5 responses to “Esther McVey is on the payroll to defend workfare

  1. Andy Mayer

    Why is it that if we don’t agree with the Tory way of doing thing’s that we are left wing militants ?, i get sick of hearing the same old thing from these Tory dick head’s, i am working class and proud of it, i am NOT left wing, i believe in a fair day’s pay for a fair day’s work, and JSA is NOT fair pay. The sooner this government get’s thrown out the better, i lived through the Thatcher year’s, and this is becoming rapidly worse.

  2. Pingback: Disgusting! As Tories Lurch to the Right, Criminal Jeremy Hunt Takes Over Health | Andy Worthington

  3. Ron

    I was speculating this morning, on Twitter, whether McVey would be another party puppet like Miller, or actually represent the interests of disabled people honestly – seems I have my answer, and we get screwed all over again. Rarely have I read such a torrent of bovine ordure.
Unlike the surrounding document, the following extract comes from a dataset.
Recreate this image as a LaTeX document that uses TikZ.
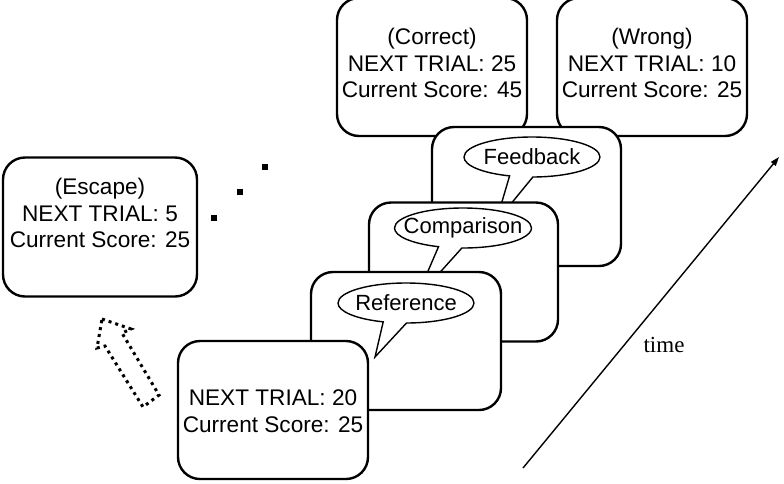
\documentclass[tikz,border=0pt]{standalone}
\usepackage{fontspec}
\setmainfont{Liberation Sans}
\newfontfamily\timesfont{Liberation Serif}
\usetikzlibrary{shapes.callouts,arrows.meta}
\begin{document}
\begin{tikzpicture}[x=1pt,y=-1pt,
  screen/.style={draw, fill=white, line width=2.4pt, rounded corners=22pt,
     minimum width=190pt, minimum height=138pt, inner sep=0pt},
  txt/.style={align=center, font=\fontsize{22.6}{26.5}\selectfont, inner sep=0pt},
  bubble/.style={ellipse callout, draw, fill=white, line width=1.4pt,
     minimum width=136pt, minimum height=40pt, inner sep=0pt, callout pointer arc=20},
  bubtxt/.style={font=\fontsize{22}{24}\selectfont, inner sep=0pt},
  dotsq/.style={fill=black, minimum size=6pt, inner sep=0pt}]
\useasboundingbox (0,0) rectangle (784,483);

% Escape screen
\node[screen, minimum width=194pt, minimum height=139pt] (esc) at (100,227) {};
\node[txt] (esct) at (100,213) {(Escape)\\NEXT TRIAL: 5\\Current Score: 25};

% ellipsis dots
\node[dotsq] (d1) at (265,167) {};
\node[dotsq] (d2) at (240,192) {};
\node[dotsq] (d3) at (214,218) {};

% dotted arrow
\draw[line width=3pt, dash pattern=on 3pt off 4pt, line join=miter]
  (102,319) -- (131,329) -- (122,333) -- (159,395) -- (143,407) -- (105,346) -- (97,348) -- cycle;

% Correct and Wrong screens
\node[screen] (cor) at (432,67) {};
\node[txt] (cort) at (432,63) {(Correct)\\NEXT TRIAL: 25\\Current Score: 45};
\node[screen] (wrg) at (652,67) {};
\node[txt] (wrgt) at (652,63) {(Wrong)\\NEXT TRIAL: 10\\Current Score: 25};

% Feedback screen
\node[screen, minimum width=189pt, minimum height=139pt] (fb) at (526.5,196.5) {};
\node[bubble, callout absolute pointer={(496,222)}] (fbb) at (532,157) {};
\node[bubtxt] at (fbb.center) {Feedback};

% Comparison screen
\node[screen, minimum width=189pt, minimum height=139pt] (cmp) at (463.5,272) {};
\node[bubble, minimum width=137pt, callout absolute pointer={(416,299)}] (cmpb) at (463,228) {};
\node[bubtxt] at (cmpb.center) {Comparison};

% Reference screen
\node[screen, minimum width=190pt, minimum height=138pt] (ref) at (406,341) {};
\node[bubble, callout absolute pointer={(375,357)}] (refb) at (406,303) {};
\node[bubtxt] at (refb.center) {Reference};

% Current screen
\node[screen, minimum width=190pt, minimum height=138pt] (cur) at (273,410) {};
\node[txt] (curt) at (273,411) {NEXT TRIAL: 20\\Current Score: 25};

% time arrow
\coordinate (t0) at (523,468);
\coordinate (t1) at (779,157);
\draw[line width=1.4pt, -{Triangle[length=9pt,width=6pt]}] (t0) -- (t1);
\node[font=\timesfont\fontsize{23}{26}\selectfont, inner sep=0pt] (time) at (664,345) {time};
\end{tikzpicture}
\end{document}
  4. Pingback: Tory Minister for Disabled People Supports Unpaid Work Scheme Workfare » PotteriesEYE

  5. Daz

    May i congratulate Ron for his comment, i absolutely agree with him whole-heartedly and managing to conjure up the words “Bovine ordure” was fantastic. It just about describes everything about this government and the propaganda machine that keeps churning out said bovine ordure.
    Weirdly Der Fuhrer, (multi millionaire), claimed DLA and should be ashamed of his treatment of disabled people.